都会の夜景を楽しみながらお酒を飲む。なかなか素敵じゃないか。

「ここは利用率が高いようで、会費制でしょっちゅうパーティーが開かれているようです。タワーマンションの眺望のいいところでパーティーをやるとなったら、女性たちも『ちょっと行ってみようか』という気持ちになるみたいですね。『こんなところに住んでるなんて素敵』と思われるかもしれないし」

確かに、ちょっと行ってみたい気もする。

だけど、メリットは共用施設だけなのか。フロントにはコンシェルジュがいて、いろいろなサービスをしてくれるとも聞くが、

「500戸以上だったら、フロントにコンシェルジュのような人もいるでしょう。これも物件によってサービスの内容は異なりますが、一般的にはクリーニングを預かったり、宅配便の発送、タクシーの手配、コピーやFAXのサービス、切手や電池も売ってくれる。これも利用する人にとっては便利なサービスですが、利用しなければ費用を負担するだけになってしまいます」 

一般的にタワマンの低層階は、高層階に比べると2~3割ほど安いといわれている。1億円の億ションなら、2000~3000万円オフでタワマンならではの自慢のサービスが使える! これは大きなメリットかもしれない。

一般的にタワマンの低層階は、高層階に比べると2~3割ほど安いといわれているけど…(写真はイメージ:アフロ)
一般的にタワマンの低層階は、高層階に比べると2~3割ほど安いといわれているけど…(写真はイメージ:アフロ)

セキュリティに関しては3重ロックが基本!

しかし、共用施設とコンシェルジュがメリットというのはさびしい。ほかにはないのか? セキュリティは万全なのでは?

「セキュリティに関しては3重ロックが基本です。エントランスに入るとき、エレベーターに乗るとき、そして住戸の前で。面倒といえば面倒ですが、セキュリティがいいことは確かです」

耐震性は? あれだけ高い建物を倒れないようにするのだから、耐震性はすぐれているように思える。

「耐震性に関しては、震度7の地震に耐えられるという基準を満たせばいいのですから、タワーマンションも、ふつうのマンションも変わりません。ただ、高層階に行くほど揺れるけれど、低層階ではそのようなことがないのが、低層階のメリットでしょうか」 

エレベーター待ち30分…でも、低層階なら階段を使える!

高層階はどうなのか? それなりの金額を払うのだから、それなりのことはあるんでしょうね。

「眺望だけでしょうね。風が強いので、ほぼ窓は開けられない。洗濯物を干すことはできないし、ベランダにものを置くこともできません。日照がきついので、南向きの高層階はたいへんです。夏などはカーテンを閉め切って、冷房をつけっぱなしにしなければならない。 

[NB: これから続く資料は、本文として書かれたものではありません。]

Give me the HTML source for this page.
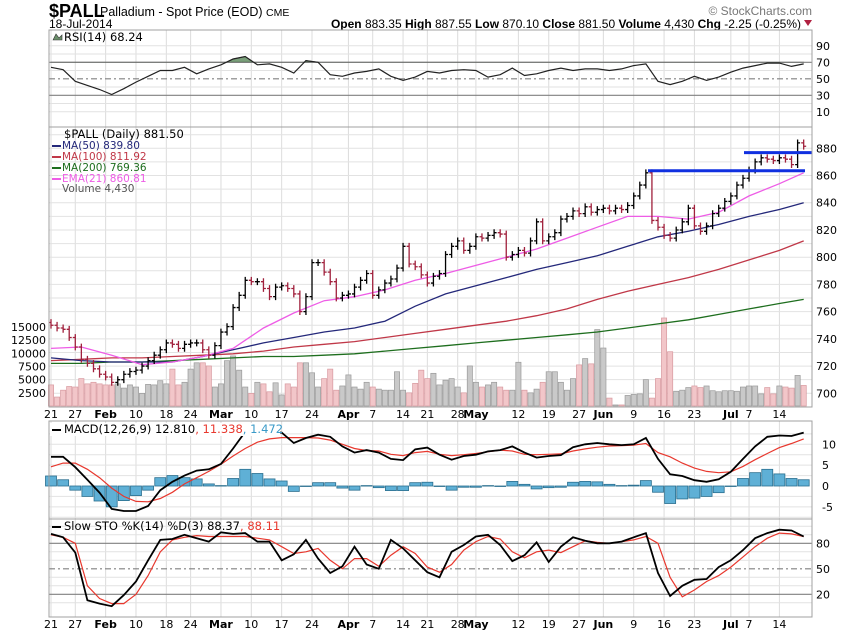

ただ、タワーマンションの高層階は眺望命なので、たとえば南向きの部屋から東京タワーが見えるなら、南向きが高くなるようです。 

しかも、出勤時などエレベーターがなかなか上がってこなくて、10分も20分も待たなくてはならない。低層階なら階段を使えるけれど、高層階はそうもいかない。階段を使えるのが、低層階のメリットかもしれません」 

階段を使えばいいかもしれないが、管理費の中にはエレベーターに使われる電気代も含まれている。いつも階段ばかり使っていては損ではないか。

2022年には80階建てのタワマンが完成したという北朝鮮。慢性的な電力不足が続き、限られた時間しかエレベーターが稼働しない北朝鮮では低層階が人気らしい(写真:アフロ)
2022年には80階建てのタワマンが完成したという北朝鮮。慢性的な電力不足が続き、限られた時間しかエレベーターが稼働しない北朝鮮では低層階が人気らしい(写真:アフロ)

管理費や修繕積立金が低層階なら「割引」になる物件も登場

「昔のタワーマンションは管理費や修繕積立金が㎡単位で計算されていましたから、購入価格から考えると低層階ほど割高でした。しかし、最近のタワーマンションでは階数によって少し差をつけるところが多いようです。とはいえ、高層階より2~3割ほど安いくらい。それでも、一般的なマンションと比べると、タワマンの低層階の管理費や修繕積立金は割高と言えるかもしれませんね」

うーん、なんだか低層階を選ぶ理由が見当たらない。低層階を選んだ人は、どこにメリットを感じて購入したのだろう。

「見栄でしょう。『あのタワマンに住んでいる』と言いたい気持ちが強いんだと思います。僕はタワーマンションには価格に見合うだけの合理性があるとは思えない。しかし、価値観は人それぞれなので、タワーマンションがカッコいいと思えば住めばいいと思います」 

榊淳司 1980年代後半から30年以上、マンションの広告・販売戦略立案にかかわる。その経験を生かし、一般ユーザーを対象に住宅購入セミナーを開催するほか、新聞や雑誌に記事を定期的に寄稿、ブログやメルマガで不動産業界の内幕を解説している。著書に『マンションは日本人を幸せにするか』(集英社新書)、『すべてのマンションは廃墟になる』(イースト新書)、『限界のタワーマンション』(集英社新書)ほか。